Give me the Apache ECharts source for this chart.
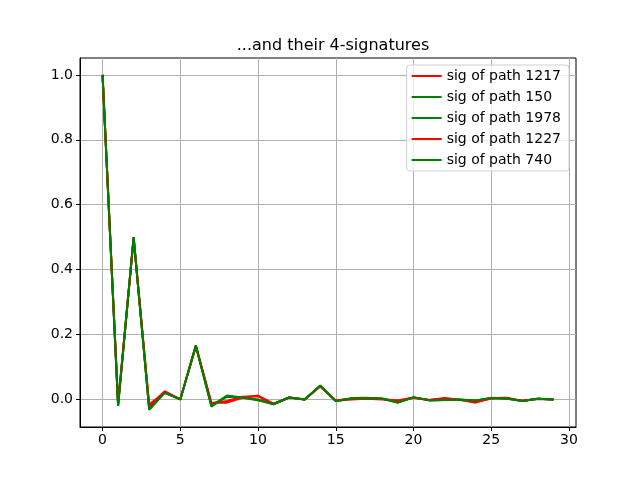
<!DOCTYPE html>
<html>
<head>
<meta charset="utf-8">
<script src="https://cdn.jsdelivr.net/npm/echarts@6/dist/echarts.min.js"></script>
<style>
  html, body { margin: 0; padding: 0; background: #fff; }
  #chart { width: 640px; height: 480px; }
</style>
</head>
<body>
<div id="chart"></div>
<script>
// legend names, in drawing order
let names = ['sig of path 1217', 'sig of path 150', 'sig of path 1978', 'sig of path 1227', 'sig of path 740']
let colors = ['#ff0000', '#008000', '#008000', '#ff0000', '#008000']

// signature terms, index 0..29
let sig1217 = [1.0, -0.01, 0.5, -0.015, 0.02, 0.0, 0.165, -0.01, -0.01, 0.005, 0.012, -0.013, 0.006, 0.0, 0.042, -0.004, 0.0, 0.002, 0.0, -0.003, 0.006, -0.002, 0.004, -0.001, -0.01, 0.004, 0.005, -0.005, 0.002, 0.0]
let sig150 = [1.0, -0.02, 0.5, -0.03, 0.022, 0.0, 0.165, -0.02, 0.012, 0.006, -0.002, -0.014, 0.006, 0.0, 0.042, -0.005, 0.004, 0.005, 0.002, -0.01, 0.006, -0.003, -0.002, 0.0, -0.003, 0.004, 0.002, -0.005, 0.002, 0.0]
let sig1978 = [1.0, -0.018, 0.498, -0.028, 0.024, 0.0, 0.165, -0.018, 0.008, 0.007, 0.0, -0.014, 0.006, 0.0, 0.041, -0.004, 0.003, 0.004, 0.002, -0.008, 0.006, -0.002, -0.001, -0.001, -0.004, 0.004, 0.003, -0.004, 0.002, 0.0]
let sig1227 = [1.0, -0.015, 0.495, -0.02, 0.025, 0.0, 0.165, -0.012, -0.005, 0.008, 0.01, -0.015, 0.006, 0.0, 0.04, -0.003, 0.002, 0.004, 0.001, -0.004, 0.005, -0.002, 0.003, -0.002, -0.008, 0.003, 0.004, -0.004, 0.001, 0.0]
let sig740 = [1.0, -0.02, 0.5, -0.032, 0.02, 0.0, 0.165, -0.022, 0.01, 0.005, -0.003, -0.015, 0.006, 0.0, 0.043, -0.006, 0.003, 0.004, 0.003, -0.01, 0.007, -0.003, -0.002, -0.001, -0.003, 0.005, 0.003, -0.005, 0.002, 0.0]

let xTicks = [0, 5, 10, 15, 20, 25, 30]
let yTicks = [0, 0.2, 0.4, 0.6, 0.8, 1.0]

let allSigs = [sig1217, sig150, sig1978, sig1227, sig740]
let font = 'DejaVu Sans'

let seriesOption = allSigs.map(function (vals, k) {
  return {
    name: names[k],
    type: 'line',
    symbol: 'none',
    animation: false,
    lineStyle: { color: colors[k], width: 2 },
    itemStyle: { color: colors[k] },
    data: vals.map(function (v, i) { return [i, v] }),
  }
})

let myChart = echarts.init(document.getElementById('chart'), null, { renderer: 'canvas' })
myChart.setOption({
  animation: false,
  title: {
    text: '...and their 4-signatures',
    left: 328,
    top: 33,
    textAlign: 'center',
    textStyle: { fontFamily: font, fontSize: 16, fontWeight: 'normal', color: '#000' },
  },
  legend: {
    orient: 'vertical',
    right: 71,
    top: 65,
    padding: [4, 8, 4, 5],
    itemWidth: 30,
    itemHeight: 14,
    itemGap: 7,
    icon: 'path://M0,6 L30,6 L30,8 L0,8 Z',
    backgroundColor: 'rgba(255,255,255,0.8)',
    borderColor: '#d0d0d0',
    borderWidth: 1,
    borderRadius: 3,
    textStyle: { fontFamily: font, fontSize: 14, color: '#000' },
    data: names,
  },
  grid: {
    left: 80,
    right: 64,
    top: 58,
    bottom: 53,
    show: true,
    borderColor: '#000',
    borderWidth: 1,
    containLabel: false,
  },
  xAxis: {
    type: 'value',
    min: -1.45,
    max: 30.45,
    minInterval: 5,
    maxInterval: 5,
    axisLine: { show: true, onZero: false, lineStyle: { color: '#000', width: 1 } },
    axisTick: { show: true, length: 4, lineStyle: { color: '#000' }, customValues: xTicks },
    axisLabel: { color: '#000', fontFamily: font, fontSize: 14, margin: 6, customValues: xTicks },
    splitLine: { show: true, lineStyle: { color: '#b0b0b0', width: 1 } },
  },
  yAxis: {
    type: 'value',
    min: -0.085,
    max: 1.052,
    minInterval: 0.2,
    maxInterval: 0.2,
    axisLine: { show: true, onZero: false, lineStyle: { color: '#000', width: 1 } },
    axisTick: { show: true, length: 4, lineStyle: { color: '#000' }, customValues: yTicks },
    axisLabel: {
      color: '#000', fontFamily: font, fontSize: 14, margin: 7, customValues: yTicks,
      formatter: function (v) { return v.toFixed(1) },
    },
    splitLine: { show: true, lineStyle: { color: '#b0b0b0', width: 1 } },
  },
  tooltip: { show: false },
  series: seriesOption,
})
</script>
</body>
</html>
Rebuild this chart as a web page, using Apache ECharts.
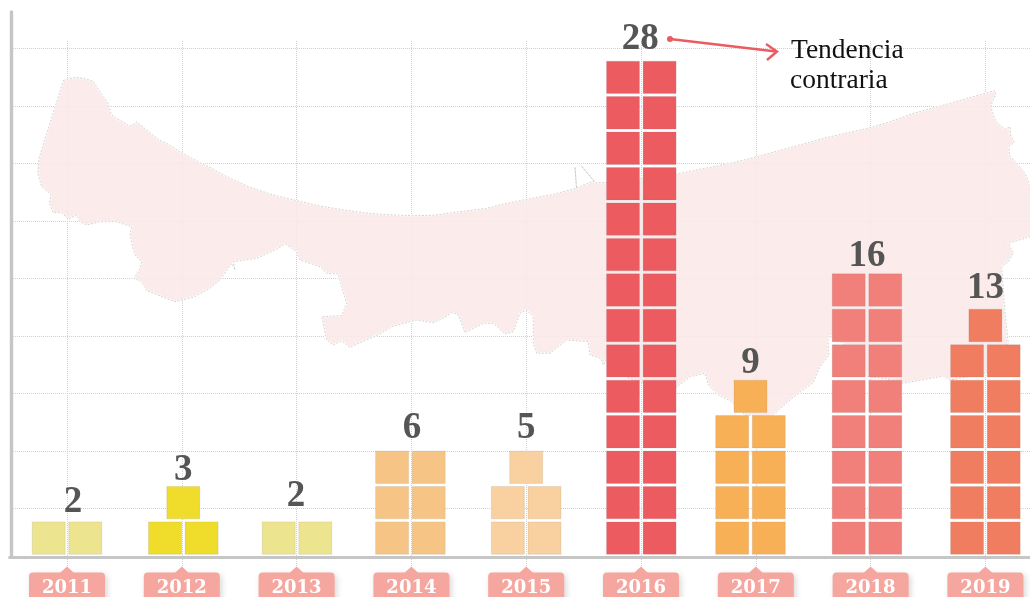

## Problem description
Give back exactly the lines from the top of the records to the line containing "['#ff0000', '#008000', '#008000', '#ff0000', '#008000']", both included, and no pictures.

## Problem solution
Give me the Apache ECharts source for this chart.
<!DOCTYPE html>
<html>
<head>
<meta charset="utf-8">
<script src="https://cdn.jsdelivr.net/npm/echarts@6/dist/echarts.min.js"></script>
<style>
  html, body { margin: 0; padding: 0; background: #fff; }
  #chart { width: 640px; height: 480px; }
</style>
</head>
<body>
<div id="chart"></div>
<script>
// legend names, in drawing order
let names = ['sig of path 1217', 'sig of path 150', 'sig of path 1978', 'sig of path 1227', 'sig of path 740']
let colors = ['#ff0000', '#008000', '#008000', '#ff0000', '#008000']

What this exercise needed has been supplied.